** Start of Provided data **

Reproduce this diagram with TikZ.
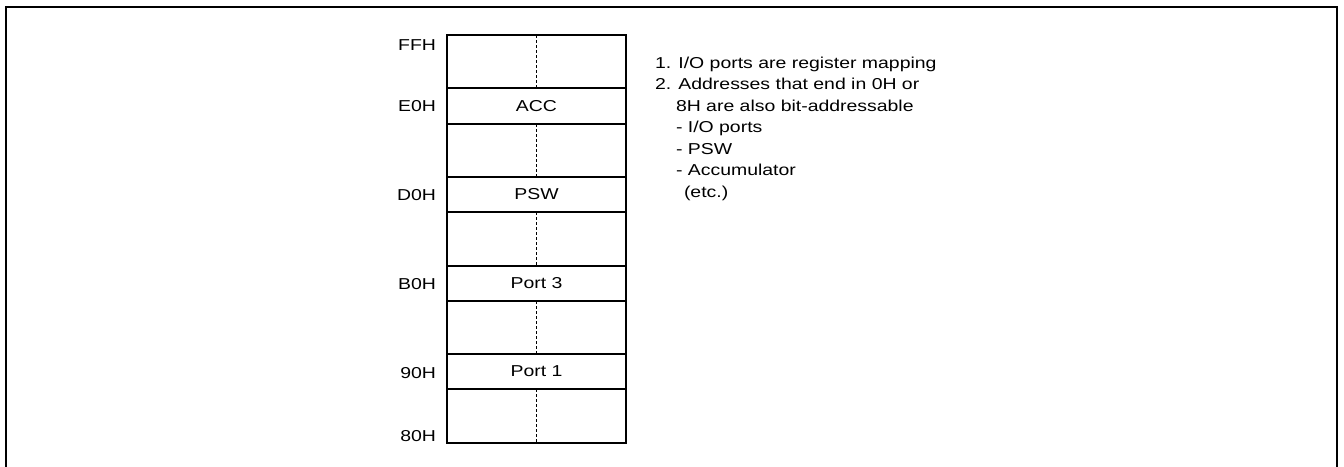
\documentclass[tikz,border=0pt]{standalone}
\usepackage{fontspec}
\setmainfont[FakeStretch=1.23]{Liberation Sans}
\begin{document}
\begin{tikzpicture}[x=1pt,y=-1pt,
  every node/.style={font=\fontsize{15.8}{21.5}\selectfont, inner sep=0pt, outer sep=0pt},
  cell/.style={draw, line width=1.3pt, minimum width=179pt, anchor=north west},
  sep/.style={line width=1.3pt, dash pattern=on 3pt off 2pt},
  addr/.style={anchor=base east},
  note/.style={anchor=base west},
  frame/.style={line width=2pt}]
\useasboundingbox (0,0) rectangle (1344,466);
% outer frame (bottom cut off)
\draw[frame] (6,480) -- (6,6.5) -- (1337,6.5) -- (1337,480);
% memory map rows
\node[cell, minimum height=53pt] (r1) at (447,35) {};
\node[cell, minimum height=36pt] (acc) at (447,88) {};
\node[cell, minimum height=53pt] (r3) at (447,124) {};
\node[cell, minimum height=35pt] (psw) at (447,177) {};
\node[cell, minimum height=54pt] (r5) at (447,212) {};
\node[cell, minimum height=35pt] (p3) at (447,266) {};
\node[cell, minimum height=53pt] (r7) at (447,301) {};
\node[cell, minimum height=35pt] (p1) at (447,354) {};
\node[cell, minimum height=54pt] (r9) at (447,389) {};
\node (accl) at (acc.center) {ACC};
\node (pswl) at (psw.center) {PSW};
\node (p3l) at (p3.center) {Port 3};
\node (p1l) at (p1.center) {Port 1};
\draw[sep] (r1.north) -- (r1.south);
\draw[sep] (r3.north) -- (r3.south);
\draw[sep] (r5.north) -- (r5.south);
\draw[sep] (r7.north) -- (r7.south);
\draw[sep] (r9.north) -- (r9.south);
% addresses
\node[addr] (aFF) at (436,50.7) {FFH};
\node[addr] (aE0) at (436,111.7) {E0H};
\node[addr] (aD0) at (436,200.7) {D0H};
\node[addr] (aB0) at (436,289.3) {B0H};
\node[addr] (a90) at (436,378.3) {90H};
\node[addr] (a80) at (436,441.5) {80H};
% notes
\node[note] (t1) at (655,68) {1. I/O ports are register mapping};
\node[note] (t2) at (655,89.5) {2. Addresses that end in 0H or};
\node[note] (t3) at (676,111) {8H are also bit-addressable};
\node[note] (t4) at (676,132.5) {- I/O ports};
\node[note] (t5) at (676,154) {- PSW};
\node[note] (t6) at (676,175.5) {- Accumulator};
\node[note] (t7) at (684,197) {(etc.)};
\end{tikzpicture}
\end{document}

** End of Provided data **

Goal of the exercise: Give every line above again exactly, with no pictures.

Expected answer:
Reproduce this diagram with TikZ.
\documentclass[tikz,border=0pt]{standalone}
\usepackage{fontspec}
\setmainfont[FakeStretch=1.23]{Liberation Sans}
\begin{document}
\begin{tikzpicture}[x=1pt,y=-1pt,
  every node/.style={font=\fontsize{15.8}{21.5}\selectfont, inner sep=0pt, outer sep=0pt},
  cell/.style={draw, line width=1.3pt, minimum width=179pt, anchor=north west},
  sep/.style={line width=1.3pt, dash pattern=on 3pt off 2pt},
  addr/.style={anchor=base east},
  note/.style={anchor=base west},
  frame/.style={line width=2pt}]
\useasboundingbox (0,0) rectangle (1344,466);
% outer frame (bottom cut off)
\draw[frame] (6,480) -- (6,6.5) -- (1337,6.5) -- (1337,480);
% memory map rows
\node[cell, minimum height=53pt] (r1) at (447,35) {};
\node[cell, minimum height=36pt] (acc) at (447,88) {};
\node[cell, minimum height=53pt] (r3) at (447,124) {};
\node[cell, minimum height=35pt] (psw) at (447,177) {};
\node[cell, minimum height=54pt] (r5) at (447,212) {};
\node[cell, minimum height=35pt] (p3) at (447,266) {};
\node[cell, minimum height=53pt] (r7) at (447,301) {};
\node[cell, minimum height=35pt] (p1) at (447,354) {};
\node[cell, minimum height=54pt] (r9) at (447,389) {};
\node (accl) at (acc.center) {ACC};
\node (pswl) at (psw.center) {PSW};
\node (p3l) at (p3.center) {Port 3};
\node (p1l) at (p1.center) {Port 1};
\draw[sep] (r1.north) -- (r1.south);
\draw[sep] (r3.north) -- (r3.south);
\draw[sep] (r5.north) -- (r5.south);
\draw[sep] (r7.north) -- (r7.south);
\draw[sep] (r9.north) -- (r9.south);
% addresses
\node[addr] (aFF) at (436,50.7) {FFH};
\node[addr] (aE0) at (436,111.7) {E0H};
\node[addr] (aD0) at (436,200.7) {D0H};
\node[addr] (aB0) at (436,289.3) {B0H};
\node[addr] (a90) at (436,378.3) {90H};
\node[addr] (a80) at (436,441.5) {80H};
% notes
\node[note] (t1) at (655,68) {1. I/O ports are register mapping};
\node[note] (t2) at (655,89.5) {2. Addresses that end in 0H or};
\node[note] (t3) at (676,111) {8H are also bit-addressable};
\node[note] (t4) at (676,132.5) {- I/O ports};
\node[note] (t5) at (676,154) {- PSW};
\node[note] (t6) at (676,175.5) {- Accumulator};
\node[note] (t7) at (684,197) {(etc.)};
\end{tikzpicture}
\end{document}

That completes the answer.